After a royal jubilee, a queenly art collection in the UK; farther east, Japan-Inspired NFT portal launched

Home » After a royal jubilee, a queenly art collection in the UK; farther east, Japan-Inspired NFT portal launched
The famous Armada Portrait (1588) on loan from Woburn Abbey is on view at Sotheby's in a free exhibition centred on power and image. Photograph: Tristan Fewings/Getty Images for Sotheby's | Via The Guardian

A SUMMARY OF THE MOST EXCITING ART NEWS FROM AROUND THE GLOBE

While we focus on Indian art, we can’t obviously function in a vacuum. It’s a small world and everything is connected, especially on the web. So, let’s train our spotlight across the world map to see what’s going on — from art trends to socio-political issues to everything that affects the great aesthetic global consciousness. Or, let’s just travel the world and have some fun!

 

New Sotheby’s show of power, prestige and pearls stars 7 queens 

Queen Victoria by George Hayter (1838). Photograph: Private collection | Via The Guardian

Sotheby’s auction house has assembled portraits of all the regnant queens from the Tudors onwards, with the exception of Lady Jane Grey, the teenager who claimed the throne for just nine days, for the show Power & Image: Royal Portraiture & Iconography. Some of these “portraits of power” are better remembered than others in the five centuries covered, but leading the pack, eclipsed perhaps only by a selection of modern portraits of the current queen, is Elizabeth I. The famous Armada Portrait, attributed to George Gower, serjeant painter to the queen from 1581, has been loaned by Woburn Abbey, owner of the best preserved of the three versions of this work. Hans Eworth’s portrait of Queen Mary I, known as Bloody Mary, has been ferried across Mayfair from the Society of Antiquaries, based in Burlington House, Piccadilly. The Guardian elaborates on these and many other details. 

 

Japan-inspired NFT portal or JINP announced  

In the first series, titled “JUU-NIN-TO-IRO” 10 illustrators will create NFTs to express traditional Japanese colors | Via PR Newswire

A new NFT art brand inspired by Japan plans to combine the island nation’s traditional and modern cultures.

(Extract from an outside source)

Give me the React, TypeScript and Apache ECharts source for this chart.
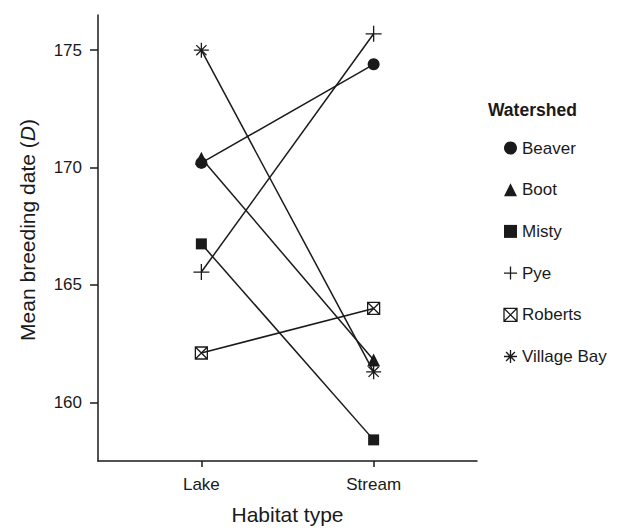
import React, { useEffect, useRef } from "react";
import * as echarts from "echarts";

const habitats = ["Lake", "Stream"];
const habitatPos = [1, 2];
const yTicks = [160, 165, 170, 175];
const watersheds = ["Beaver", "Boot", "Misty", "Pye", "Roberts", "Village Bay"];
const beaver = [170.2, 174.4];
const boot = [170.4, 161.8];
const misty = [166.75, 158.4];
const pye = [165.55, 175.7];
const roberts = [162.1, 164.0];
const villageBay = [175.0, 161.3];

const FONT = "'Liberation Sans', Arial, Helvetica, sans-serif";
const INK = "#1a1a1a";

const PLUS = "path://M0,5L10,5M5,0L5,10";
const STAR = "path://M5,0L5,10M0,5L10,5M1.6,1.6L8.4,8.4M8.4,1.6L1.6,8.4";
const BOXX = "path://M0,0L10,0L10,10L0,10ZM0,0L10,10M10,0L0,10";

type Sym = { symbol: string; size: number; filled: boolean };
const symbols: Sym[] = [
  { symbol: "circle", size: 12, filled: true },
  { symbol: "triangle", size: 13, filled: true },
  { symbol: "rect", size: 11, filled: true },
  { symbol: PLUS, size: 16, filled: false },
  { symbol: BOXX, size: 12, filled: false },
  { symbol: STAR, size: 15, filled: false },
];
const values = [beaver, boot, misty, pye, roberts, villageBay];

export default function App() {
  const ref = useRef<HTMLDivElement>(null);
  useEffect(() => {
    if (!ref.current) return;
    const chart = echarts.init(ref.current, undefined, { renderer: "svg" });
    const itemStyleFor = (s: Sym) =>
      s.filled
        ? { color: INK, borderWidth: 0 }
        : { color: "none", borderColor: INK, borderWidth: 1.3 };
    const series = watersheds.map((name, i) => ({
      name,
      type: "line",
      data: habitatPos.map((x, j) => [x, values[i][j]]),
      symbol: symbols[i].symbol,
      symbolSize: symbols[i].size,
      symbolKeepAspect: true,
      itemStyle: itemStyleFor(symbols[i]),
      lineStyle: { color: INK, width: 1.5 },
      emphasis: { disabled: true },
      z: 2,
    }));
    chart.setOption({
      animation: false,
      backgroundColor: "#ffffff",
      title: {
        text: "Watershed",
        left: 488,
        top: 101,
        padding: 0,
        textStyle: { fontFamily: FONT, fontSize: 17.5, fontWeight: "bold", color: INK },
      },
      legend: {
        orient: "vertical",
        left: 501.5,
        top: 138,
        padding: 0,
        itemWidth: 13,
        itemHeight: 13,
        itemGap: 21.7,
        itemTextGap: 11,
        selectedMode: false,
        textStyle: { fontFamily: FONT, fontSize: 17, color: INK, lineHeight: 20 },
        data: watersheds.map((name, i) => ({
          name,
          icon: symbols[i].symbol,
          itemStyle: itemStyleFor(symbols[i]),
        })),
      },
      grid: { left: 98, top: 15, width: 379, height: 451 },
      xAxis: {
        type: "value",
        min: 0.4,
        max: 2.6,
        name: "Habitat type",
        nameLocation: "middle",
        nameGap: 43,
        nameTextStyle: { fontFamily: FONT, fontSize: 21, color: INK },
        axisLine: { show: true, lineStyle: { color: INK, width: 1.5 } },
        axisTick: { show: true, length: 6, customValues: habitatPos, lineStyle: { color: INK, width: 1.5 } },
        axisLabel: {
          customValues: habitatPos,
          margin: 15,
          fontFamily: FONT,
          fontSize: 17,
          color: INK,
          formatter: (v: number) => habitats[habitatPos.indexOf(Math.round(v))] ?? "",
        },
        splitLine: { show: false },
      },
      yAxis: {
        type: "value",
        min: 157.5,
        max: 176.5,
        axisLine: { show: true, lineStyle: { color: INK, width: 1.5 } },
        axisTick: { show: true, length: 8, customValues: yTicks, lineStyle: { color: INK, width: 1.5 } },
        axisLabel: {
          customValues: yTicks,
          margin: 16,
          fontFamily: FONT,
          fontSize: 17,
          color: INK,
        },
        splitLine: { show: false },
      },
      graphic: [
        {
          type: "text",
          x: 27,
          y: 230,
          rotation: Math.PI / 2,
          style: {
            text: "Mean breeding date ({i|D})",
            fontFamily: FONT,
            fontSize: 21,
            fill: INK,
            textAlign: "center",
            textVerticalAlign: "middle",
            rich: { i: { fontStyle: "italic", fontFamily: FONT, fontSize: 21, fill: INK } },
          },
        },
      ],
      series,
    });
    return () => chart.dispose();
  }, []);
  return (
    <div
      ref={ref}
      style={{ position: "fixed", left: 0, top: 0, width: 624, height: 530, background: "#fff" }}
    />
  );
}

The product is being launched by the companies CyberZ, Inc. and OEN, Inc. Each release features a 4-character kanji compound name and themes such as kanji characters, Japanese colors, Japanese painting, and kimono. The first release will be titled “JUU-NIN-TO-IRO” — a series of NFTs created by 10 top illustrators based on the theme of “traditional colors of Japan”. The second release titled “ON-KO-CHI-SHIN” is Japanese traditional artwork themed NFTs produced by photographer RK, a top-selling Japanese artist on the Foundation NFT marketplace. Cision PR Newswire breaks it down. 

 

Art school collection comes back to New Zealand after 6 decades away 

The pieces, created by Auckland Art school students, disappeared overseas in the early 1960s. (Source: 1News)

A unique art collection has returned to New Zealand after 60 years abroad. The pieces were created by Auckland Art School students in the early 1960s, before disappearing overseas. Artists Gretchen Albrecht and Geoff Thornley say they had no idea their original work still existed. Sixty years ago, their former art teacher Kurt von Maier moved to us and took the pieces with him. He died in 2011 and the collection, fully preserved, was recently discovered and given to art historian Hamish Keith. Keith, in turn, gifted it to Auckland’s Waiheke island art gallery. 1News reports.